There’s nothing nefarious happening here; there is no attempt to deceive, (mostly,) rather, it’s just how the pressure of publish or perish works. An experiment might yield a lot of different data and then the researcher, (with their reputation on the line) in looking through it and trying to find something important, commits a type one error, -they find a positive result where there is really just random noise-. Basically, if you comb through enough data, something is going to achieve significance merely by chance. Peer review doesn’t always catch this kind of problem.
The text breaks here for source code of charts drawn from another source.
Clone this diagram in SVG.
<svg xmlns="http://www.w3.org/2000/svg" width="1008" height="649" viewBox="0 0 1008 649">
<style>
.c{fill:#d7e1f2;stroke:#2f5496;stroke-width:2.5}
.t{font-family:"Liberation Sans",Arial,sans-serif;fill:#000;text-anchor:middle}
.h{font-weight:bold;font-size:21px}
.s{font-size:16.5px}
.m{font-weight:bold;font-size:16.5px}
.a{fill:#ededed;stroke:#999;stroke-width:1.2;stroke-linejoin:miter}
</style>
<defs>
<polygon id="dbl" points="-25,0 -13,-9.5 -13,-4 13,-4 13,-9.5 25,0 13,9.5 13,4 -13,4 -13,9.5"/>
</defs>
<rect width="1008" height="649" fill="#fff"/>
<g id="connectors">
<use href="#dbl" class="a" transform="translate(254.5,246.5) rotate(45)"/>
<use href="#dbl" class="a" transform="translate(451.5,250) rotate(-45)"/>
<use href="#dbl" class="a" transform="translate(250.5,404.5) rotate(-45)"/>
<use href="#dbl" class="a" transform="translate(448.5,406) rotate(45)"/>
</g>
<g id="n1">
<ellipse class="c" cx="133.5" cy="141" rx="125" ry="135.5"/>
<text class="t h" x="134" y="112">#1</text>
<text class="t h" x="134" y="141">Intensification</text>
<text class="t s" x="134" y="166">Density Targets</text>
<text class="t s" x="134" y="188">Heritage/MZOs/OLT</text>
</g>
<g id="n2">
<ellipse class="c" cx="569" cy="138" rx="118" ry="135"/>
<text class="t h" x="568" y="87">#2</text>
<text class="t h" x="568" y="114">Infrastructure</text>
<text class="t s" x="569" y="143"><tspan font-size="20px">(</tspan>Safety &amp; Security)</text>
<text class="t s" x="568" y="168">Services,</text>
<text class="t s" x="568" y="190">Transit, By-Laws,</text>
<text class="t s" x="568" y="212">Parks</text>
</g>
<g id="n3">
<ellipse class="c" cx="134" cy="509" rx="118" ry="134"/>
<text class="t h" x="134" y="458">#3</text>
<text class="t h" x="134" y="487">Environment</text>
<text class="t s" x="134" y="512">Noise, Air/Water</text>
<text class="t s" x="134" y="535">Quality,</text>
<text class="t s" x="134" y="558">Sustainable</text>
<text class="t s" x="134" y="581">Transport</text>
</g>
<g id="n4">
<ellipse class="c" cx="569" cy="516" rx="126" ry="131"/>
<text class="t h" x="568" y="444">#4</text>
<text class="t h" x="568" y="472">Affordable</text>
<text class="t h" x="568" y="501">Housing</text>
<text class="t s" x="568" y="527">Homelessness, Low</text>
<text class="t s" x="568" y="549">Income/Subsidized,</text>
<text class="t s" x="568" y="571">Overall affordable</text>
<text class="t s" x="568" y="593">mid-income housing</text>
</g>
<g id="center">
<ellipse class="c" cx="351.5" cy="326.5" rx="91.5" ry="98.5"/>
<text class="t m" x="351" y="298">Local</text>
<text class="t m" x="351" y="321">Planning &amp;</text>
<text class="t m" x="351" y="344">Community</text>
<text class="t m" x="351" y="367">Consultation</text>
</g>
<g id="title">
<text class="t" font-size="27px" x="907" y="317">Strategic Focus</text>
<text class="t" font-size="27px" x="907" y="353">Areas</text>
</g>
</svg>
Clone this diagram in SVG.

There are other problems that can occur, which I won’t get into, but the message here is clear: don’t believe everything you read about research findings.

Paranormal Research

One of the things I’ve always liked about parapsychology and paranormal research in general is that, because of the negative attitudes toward it and the lack of financial rewards, the field naturally weeds out people who aren’t genuinely curious. It is a field of innovative, independently — minded people who want to put out good research. It’s why parapsychology leads all other sciences by a wide margin in the percentage of double — blinded experiments.

Science isn’t Pure

Science is a messy process filled with human frailty that sometimes reveals truth, but just as often just brings up more questions. If you need to know about the functioning of our natural world, that is literally what science does. But once you move to the larger questions of the nature of our existence, you find yourself interacting with the paranormal. There the rules change and we find ourselves dealing with the line between the measurable and that which will always challenge scientific attempts at understanding.

Embrace science in all its glory, but pay attention to its limitations as well. It is not the final arbiter of our reality.